Chi, nelle particolari condizioni storiche, è in grado di imporre la propria volontà.
Qualsiasi osservatore si sarebbe accorto, già 15 mesi fa, che, mentre non c’erano le condizioni per la creazione di una Palestina “dal fiume al mare”, c’erano TUTTE le condizioni per la costruzione della “Grande Israele” che avrebbe spazzato via ogni velleità nazionale e la stessa presenza araba in quella regione.
Le forze materiali che fanno la storia se ne fottono degli schemini ideologici in cui i santoni delle rivoluzioni, sempre annunciate e mai praticate, vogliono rinchiudere il movimento reale.
Non c’è stata nessuna rivoluzione nazionale, nessuna resistenza, nessuna intifada.
C’è stata la guerra fra l’integralismo islamista e l’integralismo sionista.
Una guerra dentro la quale i palestinesi hanno svolto il ruolo che gli era stato assegnato dalle sue direzioni politiche.
Il ruolo di vittime sacrificabili, di “martiri”.
Una guerra iniziata con una azione di propaganda armata di un gruppo settario che ha agito dichiaratamente in nome di interessi che nulla avevano a che vedere coi reali interessi del popolo palestinese.
Una azione suicida di massa, folle agli occhi di un politico razionale, sia pure nazionalista, ma perfettamente lucida e consequenziale nella logica dei suoi registi.
Oggi del “fronte della resistenza” guidato dai preti neri di Teheran non è rimasto nulla.
Hamas e Hezbollah decimate e decapitate.
Persa la Siria, perso il Libano.
L’Iran attanagliano da una crisi economica senza precedenti con una opposizione interna soffocata nel sangue ma non domata.
La Russia che lascia i suoi alleati in balia degli eventi, troppo impegnata a mettere ordine nel suo cortile di casa.
Sconfitta militare di cui gli arabi della Palestina hanno pagato il prezzo più alto.
Ma ancora più alto sarà il prezzo politico che pagheranno nei prossimi anni.
L’aver legato il proprio destino alle sorti della “rivoluzione islamista” li ha condannati all’isolamento proprio rispetto alle masse popolari e alle forze progressiste della regione che, contro i regimi reazionari frutto dell’integralismo islamico conducono la loro lotta per la sopravvivenza.
Chi, in Italia, aveva scommesso sulla rivoluzione islamista, sull’insurrezione delle masse arabe, chi aveva scritto sui documenti del suo partito: … col popolo palestinese “INDIPENDENTEMENTE DALLA NATURA POLITICA DELLE SUE DIREZIONI”, di fronte al disastro epocale in cui quelle direzioni hanno condotto quel popolo, oggi tace.
Mentre le quarte file che in questi mesi si sono agitate a caccia di “agenti del sionismo” e “amici degli imperialisti” riesumano la vecchia favoletta, sempre buona quando si tratta di scaricare sugli altri la propria miopia e il proprio codismo, della “resistenza tradita”.
C’é sempre un “traditore” quando le farneticazioni, spacciate per analisi, ti conducono a un vicolo cieco.
Una sinistra di classe capace di partire dagli interessi reali del proletariato mediorientale non c’è stata.
Non ce ne erano le condizioni, certo.
La Palestina “laica e socialista” non ha gambe su cui marciare.
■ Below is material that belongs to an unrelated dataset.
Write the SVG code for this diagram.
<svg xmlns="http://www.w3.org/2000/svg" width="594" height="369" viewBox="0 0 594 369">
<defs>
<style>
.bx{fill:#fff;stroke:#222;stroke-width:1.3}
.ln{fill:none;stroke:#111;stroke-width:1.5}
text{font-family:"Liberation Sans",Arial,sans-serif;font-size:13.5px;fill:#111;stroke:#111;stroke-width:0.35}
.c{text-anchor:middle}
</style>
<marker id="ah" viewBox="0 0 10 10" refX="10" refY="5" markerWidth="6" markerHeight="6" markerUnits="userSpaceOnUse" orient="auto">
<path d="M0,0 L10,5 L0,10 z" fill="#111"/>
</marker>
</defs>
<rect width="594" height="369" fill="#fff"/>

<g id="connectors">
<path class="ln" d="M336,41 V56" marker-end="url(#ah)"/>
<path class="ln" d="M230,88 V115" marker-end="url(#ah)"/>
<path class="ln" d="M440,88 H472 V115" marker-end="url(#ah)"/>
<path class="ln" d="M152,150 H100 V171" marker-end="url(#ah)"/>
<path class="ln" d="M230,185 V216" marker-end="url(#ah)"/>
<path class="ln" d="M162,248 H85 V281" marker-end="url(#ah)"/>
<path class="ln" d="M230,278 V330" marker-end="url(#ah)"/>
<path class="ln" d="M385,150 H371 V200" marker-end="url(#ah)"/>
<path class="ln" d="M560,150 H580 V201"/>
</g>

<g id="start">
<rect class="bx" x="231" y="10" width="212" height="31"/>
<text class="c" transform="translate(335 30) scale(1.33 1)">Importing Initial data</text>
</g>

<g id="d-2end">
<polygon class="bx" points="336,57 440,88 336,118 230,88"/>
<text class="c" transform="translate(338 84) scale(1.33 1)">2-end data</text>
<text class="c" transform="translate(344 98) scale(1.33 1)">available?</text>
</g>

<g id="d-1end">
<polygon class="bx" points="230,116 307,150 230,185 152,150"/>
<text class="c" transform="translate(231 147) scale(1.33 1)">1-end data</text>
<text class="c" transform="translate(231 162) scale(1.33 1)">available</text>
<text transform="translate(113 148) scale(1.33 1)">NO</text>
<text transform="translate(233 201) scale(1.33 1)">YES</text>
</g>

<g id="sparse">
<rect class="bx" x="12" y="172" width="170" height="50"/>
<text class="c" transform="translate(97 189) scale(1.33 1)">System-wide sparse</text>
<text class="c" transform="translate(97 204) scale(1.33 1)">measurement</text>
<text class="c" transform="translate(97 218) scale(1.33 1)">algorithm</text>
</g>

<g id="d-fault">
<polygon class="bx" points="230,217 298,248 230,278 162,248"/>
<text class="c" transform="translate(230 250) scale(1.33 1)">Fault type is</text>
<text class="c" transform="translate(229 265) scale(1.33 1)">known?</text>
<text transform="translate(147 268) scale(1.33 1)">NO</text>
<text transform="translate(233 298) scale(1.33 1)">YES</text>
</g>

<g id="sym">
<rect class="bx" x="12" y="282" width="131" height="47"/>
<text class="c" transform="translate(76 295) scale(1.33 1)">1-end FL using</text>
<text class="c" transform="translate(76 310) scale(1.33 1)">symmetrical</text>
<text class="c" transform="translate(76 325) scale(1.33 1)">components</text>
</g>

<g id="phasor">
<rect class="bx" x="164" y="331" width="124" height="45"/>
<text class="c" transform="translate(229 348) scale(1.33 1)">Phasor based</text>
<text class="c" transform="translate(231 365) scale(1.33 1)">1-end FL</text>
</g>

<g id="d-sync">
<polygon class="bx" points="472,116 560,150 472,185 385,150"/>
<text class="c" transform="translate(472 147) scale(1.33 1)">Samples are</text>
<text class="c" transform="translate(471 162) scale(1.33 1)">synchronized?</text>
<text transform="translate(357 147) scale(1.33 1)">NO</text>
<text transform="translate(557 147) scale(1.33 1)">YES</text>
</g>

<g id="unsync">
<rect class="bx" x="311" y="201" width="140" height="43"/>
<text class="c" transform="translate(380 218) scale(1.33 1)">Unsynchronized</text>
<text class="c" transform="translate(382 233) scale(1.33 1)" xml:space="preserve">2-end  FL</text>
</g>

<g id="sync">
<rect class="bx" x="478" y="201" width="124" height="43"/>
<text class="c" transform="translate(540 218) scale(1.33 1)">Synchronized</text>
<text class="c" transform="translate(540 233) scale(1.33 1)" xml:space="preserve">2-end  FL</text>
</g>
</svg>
E non potevano certamente dargliele i tagliagole al servizio delle monarchie reazionarie e le borghesie locali al soldo delle potenze imperialiste e dei loro interessi.
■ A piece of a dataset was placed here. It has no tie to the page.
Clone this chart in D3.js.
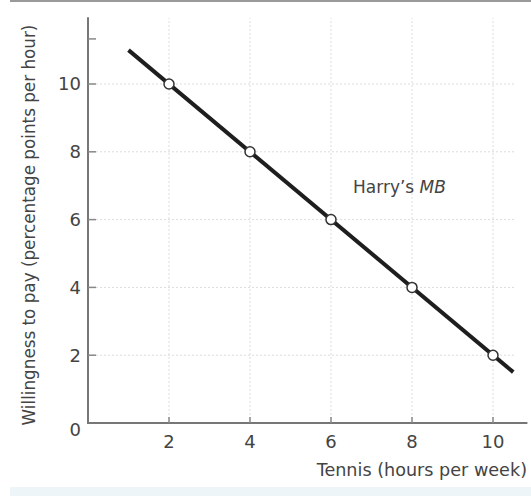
<!DOCTYPE html>
<html>
<head>
<meta charset="utf-8">
<script src="https://cdn.jsdelivr.net/npm/d3@7"></script>
<style>
  body { margin: 0; background: #fff; }
  text { font-family: "DejaVu Sans", sans-serif; fill: #444; }
</style>
</head>
<body>
<div class="chart"></div>
<script>
// tick values
const xTicks = [2, 4, 6, 8, 10];
const yTicks = [2, 4, 6, 8, 10];
const yMinorTicks = [11.33];

// Harry's marginal benefit line (ends) and marked points
const mbHours = [1, 10.5];
const mbWtp = [11, 1.5];
const pointHours = [2, 4, 6, 8, 10];
const pointWtp = [10, 8, 6, 4, 2];

const width = 531, height = 496;

const x = d3.scaleLinear().domain([0, 10]).range([88, 493]);
const y = d3.scaleLinear().domain([0, 10]).range([423, 84]);

const svg = d3.select(".chart").append("svg")
    .attr("width", width)
    .attr("height", height);

// top rule and bottom band of the scanned page
svg.append("line")
    .attr("x1", 10).attr("x2", width)
    .attr("y1", 1).attr("y2", 1)
    .attr("stroke", "#9a9a9a").attr("stroke-width", 2);
svg.append("rect")
    .attr("x", 10).attr("y", 487)
    .attr("width", width - 10).attr("height", 9)
    .attr("fill", "#eef5f9");

// grid lines
svg.selectAll(".vgrid")
    .data(xTicks)
    .enter()
    .append("line")
    .attr("class", "vgrid")
    .attr("x1", d => x(d)).attr("x2", d => x(d))
    .attr("y1", y(0)).attr("y2", y(11.95))
    .attr("stroke", "#dcdcdc").attr("stroke-width", 1)
    .attr("stroke-dasharray", "2,2");

svg.selectAll(".hgrid")
    .data(yTicks)
    .enter()
    .append("line")
    .attr("class", "hgrid")
    .attr("x1", x(0)).attr("x2", x(10.55))
    .attr("y1", d => y(d)).attr("y2", d => y(d))
    .attr("stroke", "#dcdcdc").attr("stroke-width", 1)
    .attr("stroke-dasharray", "2,2");

// axes
svg.append("line")
    .attr("x1", x(0)).attr("x2", x(0))
    .attr("y1", y(0)).attr("y2", y(11.97))
    .attr("stroke", "#777").attr("stroke-width", 2);
svg.append("line")
    .attr("x1", x(0) - 1).attr("x2", x(10.85))
    .attr("y1", y(0)).attr("y2", y(0))
    .attr("stroke", "#777").attr("stroke-width", 2);

// tick marks
svg.selectAll(".ytick")
    .data(yTicks.concat(yMinorTicks))
    .enter()
    .append("line")
    .attr("class", "ytick")
    .attr("x1", x(0)).attr("x2", x(0) + 8)
    .attr("y1", d => y(d)).attr("y2", d => y(d))
    .attr("stroke", "#888").attr("stroke-width", 1.5);

svg.selectAll(".xtick")
    .data(xTicks)
    .enter()
    .append("line")
    .attr("class", "xtick")
    .attr("x1", d => x(d)).attr("x2", d => x(d))
    .attr("y1", y(0)).attr("y2", y(0) - 6)
    .attr("stroke", "#888").attr("stroke-width", 1.5);

// tick labels
svg.selectAll(".xlabel")
    .data(xTicks)
    .enter()
    .append("text")
    .attr("class", "xlabel")
    .attr("x", d => x(d))
    .attr("y", y(0) + 25)
    .attr("text-anchor", "middle")
    .style("font-size", "18px")
    .text(d => d);

svg.selectAll(".ylabel")
    .data(yTicks)
    .enter()
    .append("text")
    .attr("class", "ylabel")
    .attr("x", x(0) - 7)
    .attr("y", d => y(d))
    .attr("dy", "0.36em")
    .attr("text-anchor", "end")
    .style("font-size", "18px")
    .text(d => d);

svg.append("text")
    .attr("x", x(0) - 7)
    .attr("y", y(0) + 7)
    .attr("dy", "0.36em")
    .attr("text-anchor", "end")
    .style("font-size", "18px")
    .text("0");

// MB line
const line = d3.line()
    .x(d => x(d[0]))
    .y(d => y(d[1]));

svg.append("path")
    .datum(d3.zip(mbHours, mbWtp))
    .attr("d", line)
    .attr("fill", "none")
    .attr("stroke", "#1e1e1e")
    .attr("stroke-width", 4);

svg.selectAll(".pt")
    .data(d3.zip(pointHours, pointWtp))
    .enter()
    .append("circle")
    .attr("class", "pt")
    .attr("cx", d => x(d[0]))
    .attr("cy", d => y(d[1]))
    .attr("r", 5)
    .attr("fill", "#fff")
    .attr("stroke", "#333")
    .attr("stroke-width", 1.5);

// curve label
const mbLabel = svg.append("text")
    .attr("x", 353)
    .attr("y", 193)
    .style("font-size", "17px");
mbLabel.append("tspan").text("Harry\u2019s ");
mbLabel.append("tspan").style("font-style", "italic").text("MB");

// axis titles
svg.append("text")
    .attr("x", 527)
    .attr("y", 476)
    .attr("text-anchor", "end")
    .style("font-size", "17.6px")
    .text("Tennis (hours per week)");

svg.append("text")
    .attr("transform", "translate(35,225) rotate(-90)")
    .attr("text-anchor", "middle")
    .style("font-size", "16.8px")
    .text("Willingness to pay (percentage points per hour)");
</script>
</body>
</html>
Occorre che il proletariato si nutra fino alla nausea delle illusioni nazionaliste prima che prenda coscienza che un altro approccio è possibile.
Che paghi col sangue e con le sconfitte il miraggio di essere classe nazionale, diviso dagli altri proletari e al servizio dalle proprie borghesie che lo usano come carne da macello.
Nessuno fa il “maestro” e pretende di indicare la strada a ciò che rimane del popolo palestinese.
Sarà l’esperienza, quella che hanno fatto e quella che faranno, a insegnare loro il percorso da seguire.
Come è sempre stato nel corso della lunga storia delle classi dominate.
In quanto alle mosche cocchiere che hanno cavalcato un pogrom reazionario, che è stato l’alibi per la SOLUZIONE FINALE della questione palestinese, spacciandolo per rivoluzione popolare e nazionale, è già troppo quello che abbiamo detto in questi lunghi mesi.
Il cavallo alla cui coda si erano aggrappati li ha disarcionati e li ha fatti finire nella cacca. Ci rimangano.
E se ne sono capaci continuino a dormire il sonno degli inutili idioti.